Published online by Cambridge University Press: 05 October 2014
Many nations depend on tourism for their prosperity, yet tourists are very vulnerable to crime. This chapter puts tourist crime in a larger visitor perspective with concepts that can apply within and between nations, for those who travel both long and short distances from home. This chapter delineates tourist crime as part of a larger category, “visitor crime.” Not only do visitors fall victim to crime but they also often participate in other ways, such as committing offenses when they visit. In addition, many people work or engage in recreation outside their residential area, even if they return home in the evening.
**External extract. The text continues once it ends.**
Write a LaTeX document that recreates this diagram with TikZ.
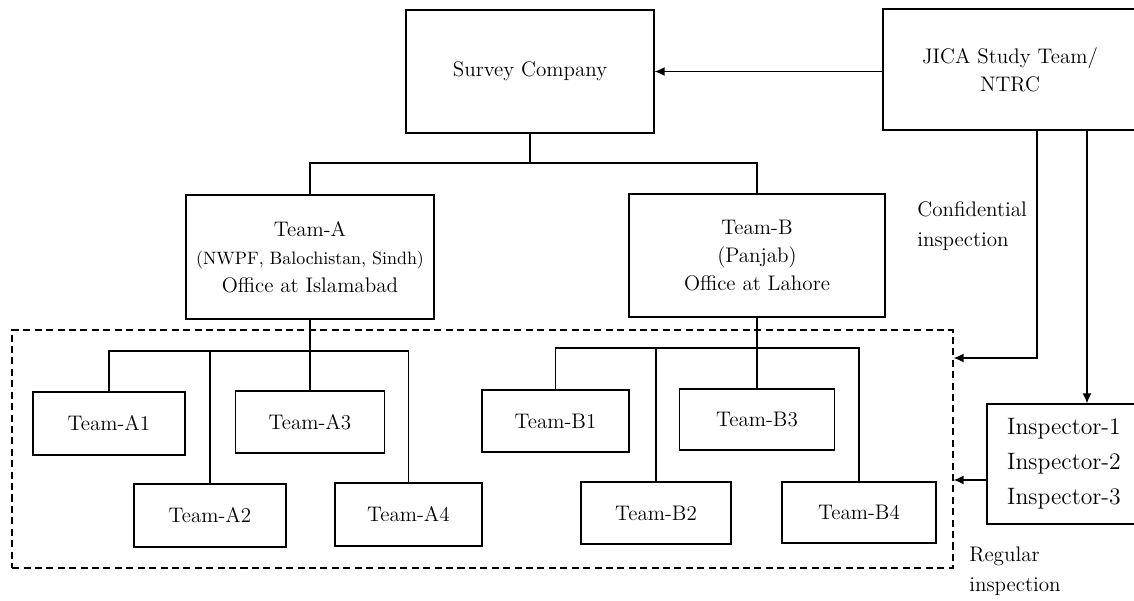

Visitors are a diverse population, including (a) seasonal visitors, (b) overnight visitors, (c) day visitors, and (d) night visitors. Overnight visitors include foreign tourists, tourists within nations, and short-term visitors for pleasure and business purposes. Each of these subpopulations contributes to crime opportunity in their own way. We present a typology of visitor crime to assist officials and researchers who study crime events that involve one or more visitors.
TOURISTS AND VISITORS
Visitors are often crime victims. For example, Chesney-Lind and Lind (1986) studied mean annual crime rates per 100,000 in Honolulu, finding that robbery rates were 256 for visitors and 157 for residents. In Barbados, de Albuquerque and McElroy (1999) report burglary rates in 1989 of 2,173 for visitors compared to only 847 for residents. Visitors were four times as victimized as residents. Although these ratios were somewhat lower in subsequent years, the same general conclusion remains. Stangeland (1995) investigated tourist victimization in an interesting way, interviewing tourists in the Malaga, Spain, airport as they waited to leave the country. Despite visiting only a week or so, a very high percentage of visitors had been victimized.